Dealing with breast cancer may be particularly difficult, even more so during a global pandemic. If you are struggling with cancer-related loneliness further exacerbated by COVID-19 health policies, you may want to read “Reaping the benefits of being socially active”. 

In any case, you can count on your medical team to help you through this ordeal, and on the thousands of scientists around the world working to better understand and treat breast cancer and COVID-19. 

The information provided on this website is not intended to replace professional advice.

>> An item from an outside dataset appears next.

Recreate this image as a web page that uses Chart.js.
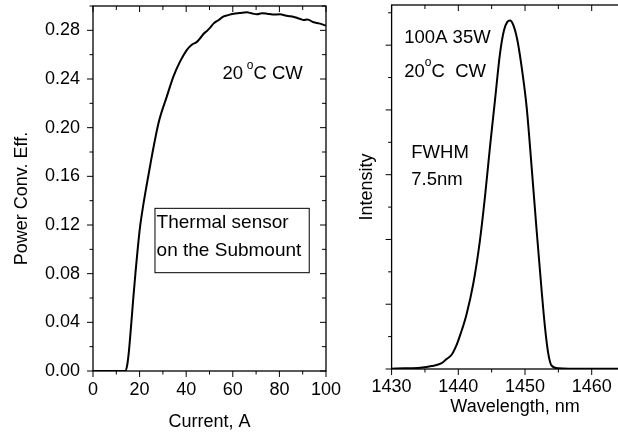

Please always consult a healthcare professional if you require healthcare advice.

References

  1. https://www.who.int/health-topics/coronavirus#tab=tab_1 (Last accessed: October 2021)
  2. https://www.breastcancer.org/about_us/press_room/news/coronavirus#delays (Last accessed: October 2021)
  3. Sonagli M et al. J Surg Oncol. 2021; 123(2):371-374.
  4. https://www.nuffieldtrust.org.uk/resource/chart-of-the-week-how-has-the-risk-of-acquiring-covid-19-in-hospital-changed-in-the-last-year (Last accessed: October 2021)
  5. Nader Marta G et al. JCO Global Oncol 2021; 7:1084-1092.
  6. Rugge M et al. Nature Cancer 2020; 1:784-788.
  7. Vuagnat P et al. Breast Cancer Res 2020;22(1):55.
  8. Kalinsky K et al. Breast Cancer Res Treat 2020; 182(1):239-242.
  9. Kathuria-Prakash N et al. Journal of Clinical Oncology 2021; 39:15_suppl.
  10. https://breastcancernow.org/about-us/news-personal-stories/i-have-breast-cancer-i%E2%80%99m-worried-about-covid-19-restrictions-being-lifted#risk (Last accessed: October 2021)
  11. https://www.esmo.org/newsroom/press-office/the-evidence-is-in-covid-vaccines-do-protect-patients-with-cancer (Last accessed: October 2021)
  12. Monin L et al. Lancet Oncol 2021; 22:765-78.
  13. Mehta N et al. Clinical Imaging 2021; 75:12-15.
  14. Shroff RT et al. Nat Med 2021.